▶
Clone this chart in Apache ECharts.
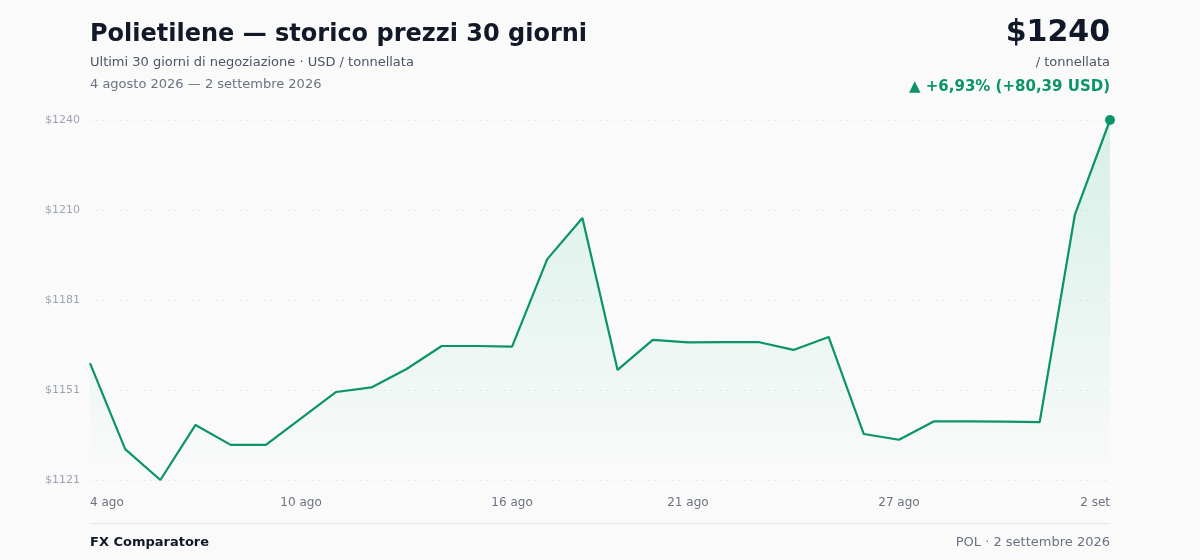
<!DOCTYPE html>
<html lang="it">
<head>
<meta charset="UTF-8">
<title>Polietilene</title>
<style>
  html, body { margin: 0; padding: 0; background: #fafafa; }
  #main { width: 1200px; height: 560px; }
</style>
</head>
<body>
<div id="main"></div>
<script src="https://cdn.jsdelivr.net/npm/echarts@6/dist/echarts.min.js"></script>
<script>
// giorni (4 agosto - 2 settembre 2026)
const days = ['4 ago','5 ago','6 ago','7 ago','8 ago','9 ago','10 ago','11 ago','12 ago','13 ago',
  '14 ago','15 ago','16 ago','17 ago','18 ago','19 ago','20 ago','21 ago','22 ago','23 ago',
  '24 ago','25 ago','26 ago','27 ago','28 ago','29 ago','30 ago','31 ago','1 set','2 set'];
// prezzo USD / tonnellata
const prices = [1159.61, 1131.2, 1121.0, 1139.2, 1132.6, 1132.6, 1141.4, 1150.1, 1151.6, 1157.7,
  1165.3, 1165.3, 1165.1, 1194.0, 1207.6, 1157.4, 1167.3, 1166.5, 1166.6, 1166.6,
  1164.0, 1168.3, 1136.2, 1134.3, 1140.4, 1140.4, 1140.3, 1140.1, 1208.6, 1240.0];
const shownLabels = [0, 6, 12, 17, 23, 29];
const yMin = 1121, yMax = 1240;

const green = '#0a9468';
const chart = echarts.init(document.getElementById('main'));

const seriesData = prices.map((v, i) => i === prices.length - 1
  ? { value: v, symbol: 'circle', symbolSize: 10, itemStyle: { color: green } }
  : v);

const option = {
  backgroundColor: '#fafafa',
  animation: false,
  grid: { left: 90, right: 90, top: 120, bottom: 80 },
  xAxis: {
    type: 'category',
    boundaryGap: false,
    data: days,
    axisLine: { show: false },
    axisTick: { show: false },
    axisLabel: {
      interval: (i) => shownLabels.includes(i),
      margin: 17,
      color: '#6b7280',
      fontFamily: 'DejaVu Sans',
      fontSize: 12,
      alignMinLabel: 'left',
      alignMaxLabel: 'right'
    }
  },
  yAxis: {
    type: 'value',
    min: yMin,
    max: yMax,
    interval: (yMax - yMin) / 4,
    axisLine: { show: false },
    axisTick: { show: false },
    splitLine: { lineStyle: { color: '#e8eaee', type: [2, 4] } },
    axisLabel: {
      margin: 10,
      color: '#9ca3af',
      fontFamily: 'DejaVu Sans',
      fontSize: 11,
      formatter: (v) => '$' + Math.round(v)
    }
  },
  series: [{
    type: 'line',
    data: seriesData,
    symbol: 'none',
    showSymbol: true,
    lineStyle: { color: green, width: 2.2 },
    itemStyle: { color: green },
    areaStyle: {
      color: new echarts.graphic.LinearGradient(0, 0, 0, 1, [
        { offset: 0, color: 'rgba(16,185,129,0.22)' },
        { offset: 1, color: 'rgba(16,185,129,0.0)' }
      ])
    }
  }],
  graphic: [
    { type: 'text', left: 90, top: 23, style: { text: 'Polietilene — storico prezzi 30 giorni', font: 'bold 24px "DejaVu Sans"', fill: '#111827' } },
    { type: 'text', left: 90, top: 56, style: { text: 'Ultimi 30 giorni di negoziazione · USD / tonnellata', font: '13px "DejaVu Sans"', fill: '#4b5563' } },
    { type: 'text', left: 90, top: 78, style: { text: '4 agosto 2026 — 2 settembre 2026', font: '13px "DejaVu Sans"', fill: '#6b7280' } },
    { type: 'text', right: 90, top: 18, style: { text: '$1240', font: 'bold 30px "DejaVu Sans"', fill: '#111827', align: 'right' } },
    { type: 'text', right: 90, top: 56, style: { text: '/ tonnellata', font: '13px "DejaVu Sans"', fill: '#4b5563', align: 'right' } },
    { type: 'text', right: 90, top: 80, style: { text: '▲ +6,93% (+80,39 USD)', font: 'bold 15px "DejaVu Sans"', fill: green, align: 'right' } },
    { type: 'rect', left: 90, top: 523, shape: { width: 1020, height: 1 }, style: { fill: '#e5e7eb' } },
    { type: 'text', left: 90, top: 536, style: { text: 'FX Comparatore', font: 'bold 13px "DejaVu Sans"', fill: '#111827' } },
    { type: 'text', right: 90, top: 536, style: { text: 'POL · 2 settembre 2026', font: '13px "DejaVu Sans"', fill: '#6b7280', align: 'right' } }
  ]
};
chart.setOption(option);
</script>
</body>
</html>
◀
### WHAT NEEDS TO BE DONE
Set every line down exactly as written, leaving each picture out.

### REPLY
Clone this chart in Apache ECharts.
<!DOCTYPE html>
<html lang="it">
<head>
<meta charset="UTF-8">
<title>Polietilene</title>
<style>
  html, body { margin: 0; padding: 0; background: #fafafa; }
  #main { width: 1200px; height: 560px; }
</style>
</head>
<body>
<div id="main"></div>
<script src="https://cdn.jsdelivr.net/npm/echarts@6/dist/echarts.min.js"></script>
<script>
// giorni (4 agosto - 2 settembre 2026)
const days = ['4 ago','5 ago','6 ago','7 ago','8 ago','9 ago','10 ago','11 ago','12 ago','13 ago',
  '14 ago','15 ago','16 ago','17 ago','18 ago','19 ago','20 ago','21 ago','22 ago','23 ago',
  '24 ago','25 ago','26 ago','27 ago','28 ago','29 ago','30 ago','31 ago','1 set','2 set'];
// prezzo USD / tonnellata
const prices = [1159.61, 1131.2, 1121.0, 1139.2, 1132.6, 1132.6, 1141.4, 1150.1, 1151.6, 1157.7,
  1165.3, 1165.3, 1165.1, 1194.0, 1207.6, 1157.4, 1167.3, 1166.5, 1166.6, 1166.6,
  1164.0, 1168.3, 1136.2, 1134.3, 1140.4, 1140.4, 1140.3, 1140.1, 1208.6, 1240.0];
const shownLabels = [0, 6, 12, 17, 23, 29];
const yMin = 1121, yMax = 1240;

const green = '#0a9468';
const chart = echarts.init(document.getElementById('main'));

const seriesData = prices.map((v, i) => i === prices.length - 1
  ? { value: v, symbol: 'circle', symbolSize: 10, itemStyle: { color: green } }
  : v);

const option = {
  backgroundColor: '#fafafa',
  animation: false,
  grid: { left: 90, right: 90, top: 120, bottom: 80 },
  xAxis: {
    type: 'category',
    boundaryGap: false,
    data: days,
    axisLine: { show: false },
    axisTick: { show: false },
    axisLabel: {
      interval: (i) => shownLabels.includes(i),
      margin: 17,
      color: '#6b7280',
      fontFamily: 'DejaVu Sans',
      fontSize: 12,
      alignMinLabel: 'left',
      alignMaxLabel: 'right'
    }
  },
  yAxis: {
    type: 'value',
    min: yMin,
    max: yMax,
    interval: (yMax - yMin) / 4,
    axisLine: { show: false },
    axisTick: { show: false },
    splitLine: { lineStyle: { color: '#e8eaee', type: [2, 4] } },
    axisLabel: {
      margin: 10,
      color: '#9ca3af',
      fontFamily: 'DejaVu Sans',
      fontSize: 11,
      formatter: (v) => '$' + Math.round(v)
    }
  },
  series: [{
    type: 'line',
    data: seriesData,
    symbol: 'none',
    showSymbol: true,
    lineStyle: { color: green, width: 2.2 },
    itemStyle: { color: green },
    areaStyle: {
      color: new echarts.graphic.LinearGradient(0, 0, 0, 1, [
        { offset: 0, color: 'rgba(16,185,129,0.22)' },
        { offset: 1, color: 'rgba(16,185,129,0.0)' }
      ])
    }
  }],
  graphic: [
    { type: 'text', left: 90, top: 23, style: { text: 'Polietilene — storico prezzi 30 giorni', font: 'bold 24px "DejaVu Sans"', fill: '#111827' } },
    { type: 'text', left: 90, top: 56, style: { text: 'Ultimi 30 giorni di negoziazione · USD / tonnellata', font: '13px "DejaVu Sans"', fill: '#4b5563' } },
    { type: 'text', left: 90, top: 78, style: { text: '4 agosto 2026 — 2 settembre 2026', font: '13px "DejaVu Sans"', fill: '#6b7280' } },
    { type: 'text', right: 90, top: 18, style: { text: '$1240', font: 'bold 30px "DejaVu Sans"', fill: '#111827', align: 'right' } },
    { type: 'text', right: 90, top: 56, style: { text: '/ tonnellata', font: '13px "DejaVu Sans"', fill: '#4b5563', align: 'right' } },
    { type: 'text', right: 90, top: 80, style: { text: '▲ +6,93% (+80,39 USD)', font: 'bold 15px "DejaVu Sans"', fill: green, align: 'right' } },
    { type: 'rect', left: 90, top: 523, shape: { width: 1020, height: 1 }, style: { fill: '#e5e7eb' } },
    { type: 'text', left: 90, top: 536, style: { text: 'FX Comparatore', font: 'bold 13px "DejaVu Sans"', fill: '#111827' } },
    { type: 'text', right: 90, top: 536, style: { text: 'POL · 2 settembre 2026', font: '13px "DejaVu Sans"', fill: '#6b7280', align: 'right' } }
  ]
};
chart.setOption(option);
</script>
</body>
</html>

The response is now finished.